The center is one of many in the medieval academia who have taken it upon themselves to challenge these messages. University of Minnesota medieval studies professor, David Perry told CBC Radio back in September about the responsibility he felt to teach his students the realities of the Middle Ages, rather than the ones being pushed by white supremacist groups.  

According to Mitchell-Smith, the root of these images is in the misconception most people have about the middle ages and the racial and ethnic breakdown of that time.

“[White supremacists] have this idea that the Middle Ages was ‘pure’ and that this area was all white, and it’s rooted in this desire for people to be all white,” Mitchell-Smith said. “But when you look into the actual past, that’s not the reality. It wasn’t all white people and it doesn’t justify the notion that they’re trying to pass on.”

He said by teaching the actualities of this time to students, it will help them “to fight against the medieval past becoming the de facto historical period identified with white supremacy,” according to the organization’s flier about the event.

Following the lecture will be a roundtable discussion at 6 p.m.geared toward specific questions and issues students want to discuss about race and white supremacy in the context of medieval times.

While the lecture and roundtable might be catered to a particular niche, Mitchell-Smith said he hopes the discussion will reach anyone interested not only in the Middle Ages, but in challenging ideas of white supremacy.

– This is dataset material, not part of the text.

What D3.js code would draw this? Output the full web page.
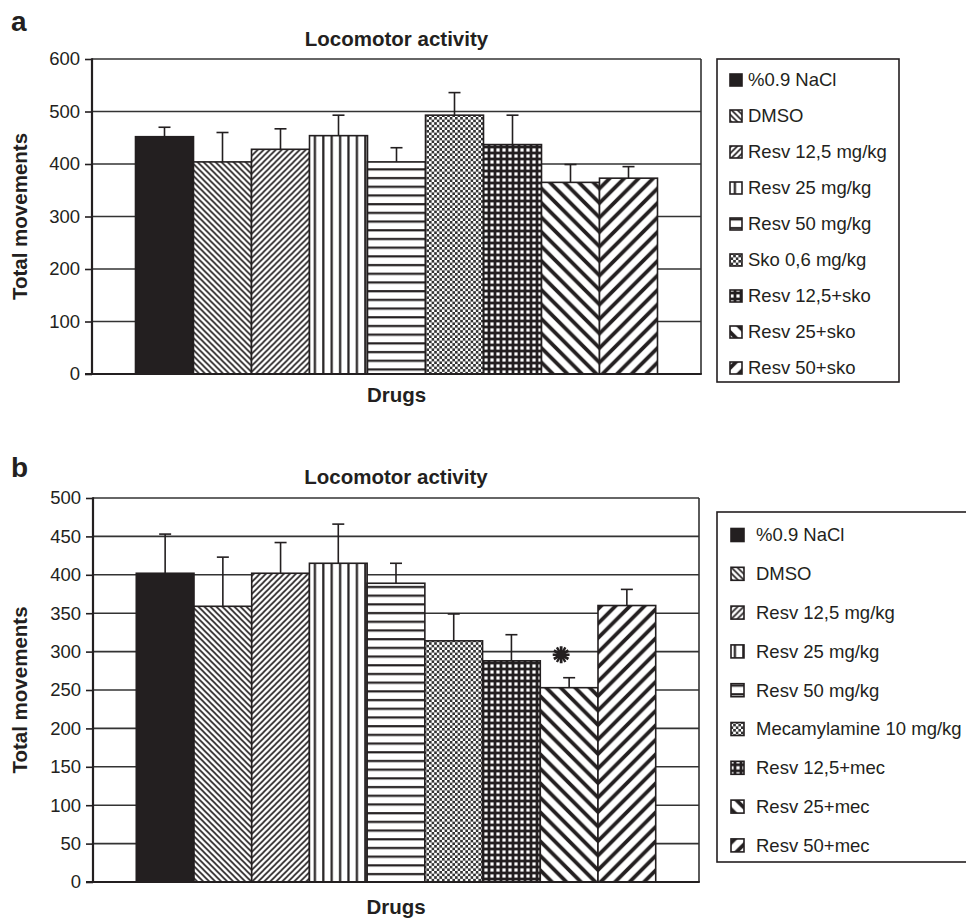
<!DOCTYPE html>
<html><head><meta charset="utf-8">
<script src="https://cdn.jsdelivr.net/npm/d3@7"></script>
<style>body{margin:0;background:#fff}svg{display:block}</style>
</head><body>
<svg id="c" width="966" height="919"></svg>
<script>
// ---------- data ----------
const seriesA = ["%0.9 NaCl","DMSO","Resv 12,5 mg/kg","Resv 25 mg/kg","Resv 50 mg/kg","Sko 0,6 mg/kg","Resv 12,5+sko","Resv 25+sko","Resv 50+sko"];
const valuesA = [452,404,428,454,404,493,437,365,373];
const errorsA = [18,56,39,39,27,43,56,34,22];
const ticksA  = [0,100,200,300,400,500,600];

const seriesB = ["%0.9 NaCl","DMSO","Resv 12,5 mg/kg","Resv 25 mg/kg","Resv 50 mg/kg","Mecamylamine 10 mg/kg","Resv 12,5+mec","Resv 25+mec","Resv 50+mec"];
const valuesB = [402,359,402,415,389,314,288,253,360];
const errorsB = [51,64,40,51,26,35,34,13,21];
const ticksB  = [0,50,100,150,200,250,300,350,400,450,500];
const signifB = [false,false,false,false,false,false,false,true,false];

const chartTitle = "Locomotor activity";
const yTitle = "Total movements";
const xTitle = "Drugs";

// ---------- style ----------
const INK = "#231f20";
const FONT = "Arial, 'Liberation Sans', sans-serif";
const patternKinds = ["solid","down","up","vert","horiz","checker","plus","downWide","upWide"];

const svg = d3.select("#c");
const defs = svg.append("defs");

function makePatterns(prefix, x0, x1) {
  const P = {};
  patternKinds.forEach(k => P[k] = prefix + "-" + k);
  let p = defs.append("pattern").attr("id",P.down).attr("patternUnits","userSpaceOnUse")
    .attr("width",6).attr("height",6).attr("patternTransform",`translate(${x0},0)`);
  p.append("rect").attr("width",6).attr("height",6).attr("fill","#fff");
  p.append("path").attr("d","M-1,-1L7,7M-1,5L1,7M5,-1L7,1").attr("stroke",INK).attr("stroke-width",1.6);
  p = defs.append("pattern").attr("id",P.up).attr("patternUnits","userSpaceOnUse")
    .attr("width",6).attr("height",6).attr("patternTransform",`translate(${x0},0)`);
  p.append("rect").attr("width",6).attr("height",6).attr("fill","#fff");
  p.append("path").attr("d","M-1,7L7,-1M-1,1L1,-1M5,7L7,5").attr("stroke",INK).attr("stroke-width",1.6);
  p = defs.append("pattern").attr("id",P.vert).attr("patternUnits","userSpaceOnUse").attr("width",8.4).attr("height",10);
  p.append("rect").attr("width",8.4).attr("height",10).attr("fill","#fff");
  p.append("rect").attr("x",3).attr("width",2.2).attr("height",10).attr("fill",INK);
  p = defs.append("pattern").attr("id",P.horiz).attr("patternUnits","userSpaceOnUse").attr("width",10).attr("height",8.7);
  p.append("rect").attr("width",10).attr("height",8.7).attr("fill","#fff");
  p.append("rect").attr("y",3).attr("width",10).attr("height",2.2).attr("fill",INK);
  p = defs.append("pattern").attr("id",P.checker).attr("patternUnits","userSpaceOnUse").attr("width",5.2).attr("height",5.2);
  p.append("rect").attr("width",5.2).attr("height",5.2).attr("fill","#fff");
  p.append("rect").attr("width",2.6).attr("height",2.6).attr("fill","#333");
  p.append("rect").attr("x",2.6).attr("y",2.6).attr("width",2.6).attr("height",2.6).attr("fill","#333");
  p = defs.append("pattern").attr("id",P.plus).attr("patternUnits","userSpaceOnUse").attr("width",6).attr("height",6);
  p.append("rect").attr("width",6).attr("height",6).attr("fill","#fff");
  p.append("rect").attr("y",1.6).attr("width",6).attr("height",2.8).attr("fill",INK);
  p.append("rect").attr("x",1.6).attr("width",2.8).attr("height",6).attr("fill",INK);
  const W = 14.5;
  p = defs.append("pattern").attr("id",P.downWide).attr("patternUnits","userSpaceOnUse")
    .attr("width",W).attr("height",W).attr("patternTransform",`translate(${x1},0)`);
  p.append("rect").attr("width",W).attr("height",W).attr("fill","#fff");
  p.append("path").attr("d",`M-2,-2L${W+2},${W+2}M-2,${W-2}L2,${W+2}M${W-2},-2L${W+2},2`).attr("stroke",INK).attr("stroke-width",3.8);
  p = defs.append("pattern").attr("id",P.upWide).attr("patternUnits","userSpaceOnUse")
    .attr("width",W).attr("height",W).attr("patternTransform",`translate(${x1},0)`);
  p.append("rect").attr("width",W).attr("height",W).attr("fill","#fff");
  p.append("path").attr("d",`M-2,${W+2}L${W+2},-2M-2,2L2,-2M${W-2},${W+2}L${W+2},${W-2}`).attr("stroke",INK).attr("stroke-width",3.8);
  return P;
}

function fillFor(P, k) { return k === "solid" ? INK : `url(#${P[k]})`; }

function drawPanel(cfg) {
  const f = cfg.frame;
  const x = d3.scaleBand().domain(cfg.series).range([f.left, f.right]).paddingInner(0).paddingOuter(0.75);
  const y = d3.scaleLinear().domain([0, d3.max(cfg.ticks)]).range([f.bottom, f.top]);
  const P = makePatterns(cfg.id, x(cfg.series[2]), x(cfg.series[8]));
  const g = svg.append("g");

  g.append("g").selectAll("line").data(cfg.ticks.filter(t => t > 0)).join("line")
    .attr("x1", f.left).attr("x2", f.right).attr("y1", d => y(d)).attr("y2", d => y(d))
    .attr("stroke", "#333").attr("stroke-width", 1.6);
  g.append("line").attr("x1", f.right).attr("x2", f.right).attr("y1", f.top).attr("y2", f.bottom)
    .attr("stroke", "#333").attr("stroke-width", 1.6);

  const data = cfg.series.map((s, i) => ({s, v: cfg.values[i], e: cfg.errors[i], k: patternKinds[i], i}));
  g.append("g").selectAll("rect").data(data).join("rect")
    .attr("x", d => x(d.s)).attr("width", x.bandwidth())
    .attr("y", d => y(d.v)).attr("height", d => y(0) - y(d.v))
    .attr("fill", d => fillFor(P, d.k)).attr("stroke", INK).attr("stroke-width", 1.6);

  const eg = g.append("g").attr("stroke", INK).attr("stroke-width", 1.6);
  eg.selectAll("line.v").data(data).join("line").attr("class","v")
    .attr("x1", d => x(d.s) + x.bandwidth()/2).attr("x2", d => x(d.s) + x.bandwidth()/2)
    .attr("y1", d => y(d.v)).attr("y2", d => y(d.v + d.e));
  eg.selectAll("line.c").data(data).join("line").attr("class","c")
    .attr("x1", d => x(d.s) + x.bandwidth()/2 - 6).attr("x2", d => x(d.s) + x.bandwidth()/2 + 6)
    .attr("y1", d => y(d.v + d.e)).attr("y2", d => y(d.v + d.e));

  if (cfg.signif) {
    data.filter(d => cfg.signif[d.i]).forEach(d => {
      const cx = x(d.s) + x.bandwidth()/2 - 8, cy = y(d.v + d.e) - 23;
      const sym = d3.symbol(d3.symbolAsterisk, 200)();
      g.append("path").attr("d", sym).attr("transform", `translate(${cx},${cy})`)
        .attr("stroke", INK).attr("stroke-width", 2.8).attr("fill","none");
      g.append("path").attr("d", sym).attr("transform", `translate(${cx},${cy}) rotate(30)`)
        .attr("stroke", INK).attr("stroke-width", 2.4).attr("fill","none");
      g.append("circle").attr("cx", cx).attr("cy", cy).attr("r", 4.5).attr("fill", INK);
    });
  }

  const ax = g.append("g").attr("transform", `translate(${f.left},0)`)
    .call(d3.axisLeft(y).tickValues(cfg.ticks).tickSize(7).tickPadding(5));
  ax.select(".domain").remove();
  ax.selectAll(".tick line").attr("stroke", INK).attr("stroke-width", 1.6);
  ax.selectAll(".tick text").attr("fill", INK).style("font-family", FONT).style("font-size", "18.5px");
  g.append("line").attr("x1", f.left).attr("x2", f.left).attr("y1", f.top - 0.8).attr("y2", f.bottom + 1)
    .attr("stroke", INK).attr("stroke-width", 2.2);
  g.append("line").attr("x1", f.left - 7).attr("x2", f.right + 0.8).attr("y1", f.bottom).attr("y2", f.bottom)
    .attr("stroke", INK).attr("stroke-width", 2.2);

  const cx = (f.left + f.right) / 2;
  g.append("text").attr("x", cx).attr("y", cfg.titleY).attr("text-anchor","middle")
    .style("font-family", FONT).style("font-weight","bold").style("font-size","20.5px").attr("fill", INK).text(chartTitle);
  g.append("text").attr("x", cx).attr("y", cfg.xTitleY).attr("text-anchor","middle")
    .style("font-family", FONT).style("font-weight","bold").style("font-size","20.5px").attr("fill", INK).text(xTitle);
  g.append("text").attr("transform", `translate(27,${(f.top + f.bottom)/2}) rotate(-90)`).attr("text-anchor","middle")
    .style("font-family", FONT).style("font-weight","bold").style("font-size","20.5px").attr("fill", INK).text(yTitle);
  g.append("text").attr("x", 11).attr("y", cfg.labelY)
    .style("font-family", FONT).style("font-weight","bold").style("font-size","28px").attr("fill", INK).text(cfg.label);

  const L = cfg.legend;
  g.append("rect").attr("x", L.x).attr("y", L.y).attr("width", L.w).attr("height", L.h)
    .attr("fill", "#fff").attr("stroke", INK).attr("stroke-width", 1.6);
  const li = g.append("g").selectAll("g").data(data).join("g")
    .attr("transform", d => `translate(0,${L.firstY + d.i * L.step})`);
  li.append("rect").attr("x", L.swX).attr("y", -L.sw/2).attr("width", L.sw).attr("height", L.sw)
    .attr("fill", d => fillFor(P, d.k)).attr("stroke", INK).attr("stroke-width", 1.6);
  li.append("text").attr("x", L.textX).attr("dy", "0.35em")
    .style("font-family", FONT).style("font-size", "18.5px").attr("fill", INK).text(d => d.s);
}

drawPanel({
  id: "a", label: "a", series: seriesA, values: valuesA, errors: errorsA, ticks: ticksA,
  frame: {left: 92, right: 701, top: 59, bottom: 374},
  titleY: 46, xTitleY: 402, labelY: 31,
  legend: {x: 717, y: 59, w: 182, h: 323, firstY: 80, step: 36, swX: 730, sw: 12, textX: 748}
});
drawPanel({
  id: "b", label: "b", series: seriesB, values: valuesB, errors: errorsB, ticks: ticksB, signif: signifB,
  frame: {left: 93, right: 699, top: 498, bottom: 882},
  titleY: 484, xTitleY: 914, labelY: 477,
  legend: {x: 717, y: 512, w: 260, h: 350, firstY: 535, step: 38.8, swX: 731, sw: 13, textX: 756}
});
</script>
</body></html>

“For many people studying this…it’s their favorite and most interesting time period,” Mitchell-Smith said. “So we want to look at how can we as academia, as students, as teachers and as people identify these problems and confront them and respond in an academic way.”

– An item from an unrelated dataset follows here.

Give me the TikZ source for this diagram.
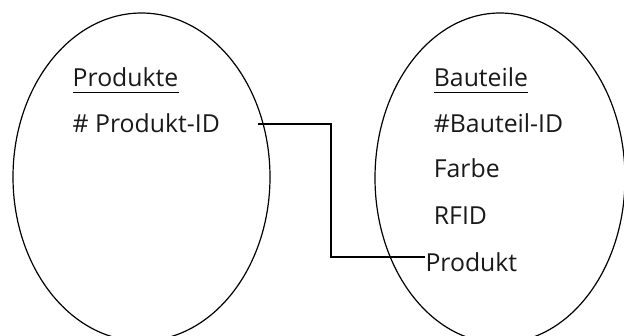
\documentclass[tikz,border=0pt]{standalone}
\usepackage{fontspec}
\setmainfont{Open Sans}
\begin{document}
\begin{tikzpicture}[x=1pt,y=-1pt,
  ent/.style={draw=black,line width=1.2pt},
  attr/.style={anchor=base west,inner sep=0pt,font=\fontsize{24.8}{30}\selectfont,text=black!90},
  link/.style={draw=black,line width=1.2pt},
  ul/.style={line width=1.3pt}]
\useasboundingbox (0,0) rectangle (624,335);
% entities
\draw[ent] (141.5,177) ellipse [x radius=128.5,y radius=164];
\draw[ent] (500,178) ellipse [x radius=125,y radius=165];
% left texts
\node[attr] (prd) at (72.5,86.7) {Produkte};
\node[attr] (pid) at (72.5,132.7) {\# Produkt-ID};
\draw[ul] ([yshift=-5.6]prd.base west) -- ([yshift=-5.6]prd.base east);
% right texts
\node[attr] (bt) at (433.7,86.7) {Bauteile};
\node[attr] (bid) at (433.7,132.7) {\#Bauteil-ID};
\node[attr] (fb) at (433.7,177) {Farbe};
\node[attr] (rf) at (433.7,224) {RFID};
\node[attr] (pr) at (425.3,271) {Produkt};
\draw[ul] ([yshift=-5.6]bt.base west) -- ([yshift=-5.6]bt.base east);
% connector
\coordinate (c1) at (258,124);
\coordinate (c2) at (331,257);
\draw[link] (c1) -| (c2) -- (c2 -| pr.west);
\end{tikzpicture}
\end{document}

Medieval and Renaissance Students Association, who is affiliated with the center, has a few members who have expressed interest in the event and what it has to offer. Graduate student in English literature and treasurer of the association, Jillian Sutton is one of those members.

“I’m super excited about the event. I think it’s an important conversation to have, the way medieval culture is being appropriated for these evil ideas,” Sutton said. “I’m looking forward to to hear what academics are saying about it now. I like that it’s available to the student body and I’m excited to be present in the conversation, especially in this political climate.”

The event will be free and is meant to reach students and faculty in order to inform them and incite a response.

“The action we’re taking here is one of academic nature,” Mitchell-Smith said. “We’re looking at ways to teach, learn and think about things. If a student was thinking this before, we want them to leave and not be able to think that time period was only white people.”